* **Exercise description**
Reproduce the listing exactly and skip over any pictures.

·····

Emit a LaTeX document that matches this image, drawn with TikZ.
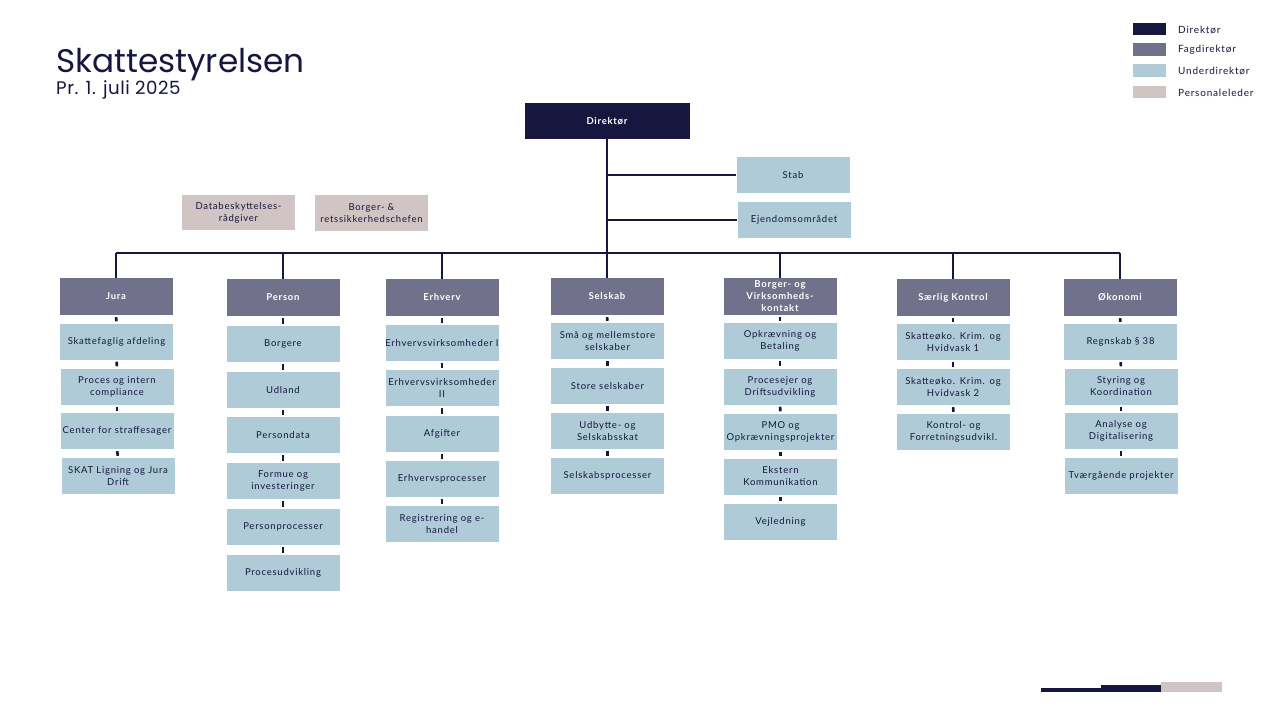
\documentclass[tikz,border=0pt]{standalone}
\usepackage{fontspec}
\setmainfont{Lato}
\newfontfamily\titlefont{Poppins}
\newfontfamily\datefont[LetterSpace=3]{Poppins}
\newfontfamily\boxfont[LetterSpace=8]{Lato}
\definecolor{navy}{HTML}{16163F}
\definecolor{fag}{HTML}{72718B}
\definecolor{under}{HTML}{AFCBD8}
\definecolor{pers}{HTML}{D0C5C4}
\tikzset{
  basebox/.style={rectangle, inner xsep=1pt, inner ysep=1pt, text width=111pt, minimum height=36pt, align=center, font=\boxfont\fontsize{9.5}{12}\selectfont},
  dirbox/.style={basebox, fill=navy, text=white, text width=163pt, font=\boxfont\bfseries\fontsize{9.5}{12}\selectfont},
  fagbox/.style={basebox, fill=fag, text=white, minimum height=37pt, font=\boxfont\bfseries\fontsize{9.5}{12}\selectfont},
  subbox/.style={basebox, fill=under, text=navy},
  persbox/.style={basebox, fill=pers, text=navy},
  bus/.style={draw=navy, line width=2pt},
  tick/.style={draw=navy, line width=2.6pt, shorten <=2pt, shorten >=2pt},
  legtxt/.style={anchor=west, text=navy, font=\boxfont\fontsize{10}{12}\selectfont, inner sep=0pt},
}
\begin{document}
\begin{tikzpicture}[x=1pt,y=-1pt]
\useasboundingbox (0,0) rectangle (1280,720);
% title
\node[anchor=base west, inner sep=0pt, text=navy, font=\titlefont\fontsize{32.7}{38}\selectfont] (title) at (56,72) {Skattestyrelsen};
\node[anchor=base west, inner sep=0pt, text=navy, font=\datefont\fontsize{18.2}{20}\selectfont] (date) at (56,94.5) {Pr. 1. juli 2025};
% legend
\fill[navy] (1133,23) rectangle (1166,35);
\fill[fag] (1133,43) rectangle (1166,56);
\fill[under] (1133,64) rectangle (1166,77);
\fill[pers] (1133,86) rectangle (1166,98);
\node[legtxt] (lt1) at (1178,30) {Direktør};
\node[legtxt] (lt2) at (1178,50) {Fagdirektør};
\node[legtxt] (lt3) at (1178,71) {Underdirektør};
\node[legtxt] (lt4) at (1178,93) {Personaleleder};
% bottom decoration
\fill[navy] (1041,688) rectangle (1101,691.5);
\fill[navy] (1101,684.5) rectangle (1161,691.5);
\fill[pers] (1161,681.5) rectangle (1222,691.5);
% top
\node[dirbox] (dir) at (607,121) {Direktør};
\node[subbox] (stab) at (793,175) {Stab};
\node[subbox] (ejd) at (794,220) {Ejendomsområdet};
\node[persbox, minimum height=35pt] (dbr) at (238.5,212.5) {Databeskyttelses-\\rådgiver};
\node[persbox] (brs) at (371.5,213) {Borger- \&\\retssikkerhedschefen};
\coordinate (busL) at (116,253);
\coordinate (busR) at (1120,253);
\draw[bus] (busL) -- (busR);
\draw[bus] (dir.south) -- (dir.south |- busL);
\draw[bus] (dir.south |- stab.west) -- (stab.west);
\draw[bus] (dir.south |- ejd.west) -- (ejd.west);
% headers
\node[fagbox] (h1) at (116,296.5) {Jura};
\node[fagbox] (h2) at (283,297.5) {Person};
\node[fagbox] (h3) at (442,297.5) {Erhverv};
\node[fagbox] (h4) at (607,296.5) {Selskab};
\node[fagbox] (h5) at (780,296.5) {Borger- og\\Virksomheds-\\kontakt};
\node[fagbox] (h6) at (953,297.5) {Særlig Kontrol};
\node[fagbox] (h7) at (1120,297.5) {Økonomi};
\foreach \h in {h1,h2,h3,h4,h5,h6,h7} \draw[bus] (\h.north |- busL) -- (\h.north);
% Jura
\node[subbox] (a1) at (116.5,341.5) {Skattefaglig afdeling};
\node[subbox] (a2) at (117,386.5) {Proces og intern\\compliance};
\node[subbox] (a3) at (117,431) {\makebox[\linewidth]{Center for straffesager}};
\node[subbox] (a4) at (118,476) {SKAT Ligning og Jura\\Drift};
% Person
\node[subbox] (b1) at (283,344) {Borgere};
\node[subbox] (b2) at (283,390) {Udland};
\node[subbox] (b3) at (283,435) {Persondata};
\node[subbox] (b4) at (283,481) {Formue og\\investeringer};
\node[subbox] (b5) at (283,527) {Personprocesser};
\node[subbox] (b6) at (283,573) {Procesudvikling};
% Erhverv
\node[subbox] (c1) at (442,343) {\makebox[\linewidth]{Erhvervsvirksomheder I}};
\node[subbox] (c2) at (442,388) {Erhvervsvirksomheder\\II};
\node[subbox] (c3) at (442,434) {Afgifter};
\node[subbox] (c4) at (442,479) {Erhvervsprocesser};
\node[subbox] (c5) at (442,524) {Registrering og e-\\handel};
% Selskab
\node[subbox] (d1) at (607.5,341) {Små og mellemstore\\selskaber};
\node[subbox] (d2) at (607.5,386) {Store selskaber};
\node[subbox] (d3) at (607.5,431) {Udbytte- og\\Selskabsskat};
\node[subbox] (d4) at (607.5,476) {Selskabsprocesser};
% BVK
\node[subbox] (e1) at (780,341) {Opkrævning og\\Betaling};
\node[subbox] (e2) at (780,386.5) {Procesejer og\\Driftsudvikling};
\node[subbox] (e3) at (780.5,431.5) {PMO og\\\makebox[\linewidth]{Opkrævningsprojekter}};
\node[subbox] (e4) at (780.5,476.5) {Ekstern\\Kommunikation};
\node[subbox] (e5) at (780.5,521.5) {Vejledning};
% SK
\node[subbox] (f1) at (953,342) {Skatteøko. Krim. og\\Hvidvask 1};
\node[subbox] (f2) at (953,387) {Skatteøko. Krim. og\\Hvidvask 2};
\node[subbox] (f3) at (953.5,432) {Kontrol- og\\Forretningsudvikl.};
% Okonomi
\node[subbox] (g1) at (1120.5,342) {Regnskab § 38};
\node[subbox] (g2) at (1121,386.5) {Styring og\\Koordination};
\node[subbox] (g3) at (1121,431) {Analyse og\\Digitalisering};
\node[subbox] (g4) at (1121,476) {\makebox[\linewidth]{Tværgående projekter}};
% ticks
\foreach \p/\q in {h1/a1,a1/a2,a2/a3,a3/a4,
  h2/b1,b1/b2,b2/b3,b3/b4,b4/b5,b5/b6,
  h3/c1,c1/c2,c2/c3,c3/c4,c4/c5,
  h4/d1,d1/d2,d2/d3,d3/d4,
  h5/e1,e1/e2,e2/e3,e3/e4,e4/e5,
  h6/f1,f1/f2,f2/f3,
  h7/g1,g1/g2,g2/g3,g3/g4}
  \draw[tick] (\p.south) -- (\q.north);
\end{tikzpicture}
\end{document}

·····

* **Task result**
Emit a LaTeX document that matches this image, drawn with TikZ.
\documentclass[tikz,border=0pt]{standalone}
\usepackage{fontspec}
\setmainfont{Lato}
\newfontfamily\titlefont{Poppins}
\newfontfamily\datefont[LetterSpace=3]{Poppins}
\newfontfamily\boxfont[LetterSpace=8]{Lato}
\definecolor{navy}{HTML}{16163F}
\definecolor{fag}{HTML}{72718B}
\definecolor{under}{HTML}{AFCBD8}
\definecolor{pers}{HTML}{D0C5C4}
\tikzset{
  basebox/.style={rectangle, inner xsep=1pt, inner ysep=1pt, text width=111pt, minimum height=36pt, align=center, font=\boxfont\fontsize{9.5}{12}\selectfont},
  dirbox/.style={basebox, fill=navy, text=white, text width=163pt, font=\boxfont\bfseries\fontsize{9.5}{12}\selectfont},
  fagbox/.style={basebox, fill=fag, text=white, minimum height=37pt, font=\boxfont\bfseries\fontsize{9.5}{12}\selectfont},
  subbox/.style={basebox, fill=under, text=navy},
  persbox/.style={basebox, fill=pers, text=navy},
  bus/.style={draw=navy, line width=2pt},
  tick/.style={draw=navy, line width=2.6pt, shorten <=2pt, shorten >=2pt},
  legtxt/.style={anchor=west, text=navy, font=\boxfont\fontsize{10}{12}\selectfont, inner sep=0pt},
}
\begin{document}
\begin{tikzpicture}[x=1pt,y=-1pt]
\useasboundingbox (0,0) rectangle (1280,720);
% title
\node[anchor=base west, inner sep=0pt, text=navy, font=\titlefont\fontsize{32.7}{38}\selectfont] (title) at (56,72) {Skattestyrelsen};
\node[anchor=base west, inner sep=0pt, text=navy, font=\datefont\fontsize{18.2}{20}\selectfont] (date) at (56,94.5) {Pr. 1. juli 2025};
% legend
\fill[navy] (1133,23) rectangle (1166,35);
\fill[fag] (1133,43) rectangle (1166,56);
\fill[under] (1133,64) rectangle (1166,77);
\fill[pers] (1133,86) rectangle (1166,98);
\node[legtxt] (lt1) at (1178,30) {Direktør};
\node[legtxt] (lt2) at (1178,50) {Fagdirektør};
\node[legtxt] (lt3) at (1178,71) {Underdirektør};
\node[legtxt] (lt4) at (1178,93) {Personaleleder};
% bottom decoration
\fill[navy] (1041,688) rectangle (1101,691.5);
\fill[navy] (1101,684.5) rectangle (1161,691.5);
\fill[pers] (1161,681.5) rectangle (1222,691.5);
% top
\node[dirbox] (dir) at (607,121) {Direktør};
\node[subbox] (stab) at (793,175) {Stab};
\node[subbox] (ejd) at (794,220) {Ejendomsområdet};
\node[persbox, minimum height=35pt] (dbr) at (238.5,212.5) {Databeskyttelses-\\rådgiver};
\node[persbox] (brs) at (371.5,213) {Borger- \&\\retssikkerhedschefen};
\coordinate (busL) at (116,253);
\coordinate (busR) at (1120,253);
\draw[bus] (busL) -- (busR);
\draw[bus] (dir.south) -- (dir.south |- busL);
\draw[bus] (dir.south |- stab.west) -- (stab.west);
\draw[bus] (dir.south |- ejd.west) -- (ejd.west);
% headers
\node[fagbox] (h1) at (116,296.5) {Jura};
\node[fagbox] (h2) at (283,297.5) {Person};
\node[fagbox] (h3) at (442,297.5) {Erhverv};
\node[fagbox] (h4) at (607,296.5) {Selskab};
\node[fagbox] (h5) at (780,296.5) {Borger- og\\Virksomheds-\\kontakt};
\node[fagbox] (h6) at (953,297.5) {Særlig Kontrol};
\node[fagbox] (h7) at (1120,297.5) {Økonomi};
\foreach \h in {h1,h2,h3,h4,h5,h6,h7} \draw[bus] (\h.north |- busL) -- (\h.north);
% Jura
\node[subbox] (a1) at (116.5,341.5) {Skattefaglig afdeling};
\node[subbox] (a2) at (117,386.5) {Proces og intern\\compliance};
\node[subbox] (a3) at (117,431) {\makebox[\linewidth]{Center for straffesager}};
\node[subbox] (a4) at (118,476) {SKAT Ligning og Jura\\Drift};
% Person
\node[subbox] (b1) at (283,344) {Borgere};
\node[subbox] (b2) at (283,390) {Udland};
\node[subbox] (b3) at (283,435) {Persondata};
\node[subbox] (b4) at (283,481) {Formue og\\investeringer};
\node[subbox] (b5) at (283,527) {Personprocesser};
\node[subbox] (b6) at (283,573) {Procesudvikling};
% Erhverv
\node[subbox] (c1) at (442,343) {\makebox[\linewidth]{Erhvervsvirksomheder I}};
\node[subbox] (c2) at (442,388) {Erhvervsvirksomheder\\II};
\node[subbox] (c3) at (442,434) {Afgifter};
\node[subbox] (c4) at (442,479) {Erhvervsprocesser};
\node[subbox] (c5) at (442,524) {Registrering og e-\\handel};
% Selskab
\node[subbox] (d1) at (607.5,341) {Små og mellemstore\\selskaber};
\node[subbox] (d2) at (607.5,386) {Store selskaber};
\node[subbox] (d3) at (607.5,431) {Udbytte- og\\Selskabsskat};
\node[subbox] (d4) at (607.5,476) {Selskabsprocesser};
% BVK
\node[subbox] (e1) at (780,341) {Opkrævning og\\Betaling};
\node[subbox] (e2) at (780,386.5) {Procesejer og\\Driftsudvikling};
\node[subbox] (e3) at (780.5,431.5) {PMO og\\\makebox[\linewidth]{Opkrævningsprojekter}};
\node[subbox] (e4) at (780.5,476.5) {Ekstern\\Kommunikation};
\node[subbox] (e5) at (780.5,521.5) {Vejledning};
% SK
\node[subbox] (f1) at (953,342) {Skatteøko. Krim. og\\Hvidvask 1};
\node[subbox] (f2) at (953,387) {Skatteøko. Krim. og\\Hvidvask 2};
\node[subbox] (f3) at (953.5,432) {Kontrol- og\\Forretningsudvikl.};
% Okonomi
\node[subbox] (g1) at (1120.5,342) {Regnskab § 38};
\node[subbox] (g2) at (1121,386.5) {Styring og\\Koordination};
\node[subbox] (g3) at (1121,431) {Analyse og\\Digitalisering};
\node[subbox] (g4) at (1121,476) {\makebox[\linewidth]{Tværgående projekter}};
% ticks
\foreach \p/\q in {h1/a1,a1/a2,a2/a3,a3/a4,
  h2/b1,b1/b2,b2/b3,b3/b4,b4/b5,b5/b6,
  h3/c1,c1/c2,c2/c3,c3/c4,c4/c5,
  h4/d1,d1/d2,d2/d3,d3/d4,
  h5/e1,e1/e2,e2/e3,e3/e4,e4/e5,
  h6/f1,f1/f2,f2/f3,
  h7/g1,g1/g2,g2/g3,g3/g4}
  \draw[tick] (\p.south) -- (\q.north);
\end{tikzpicture}
\end{document}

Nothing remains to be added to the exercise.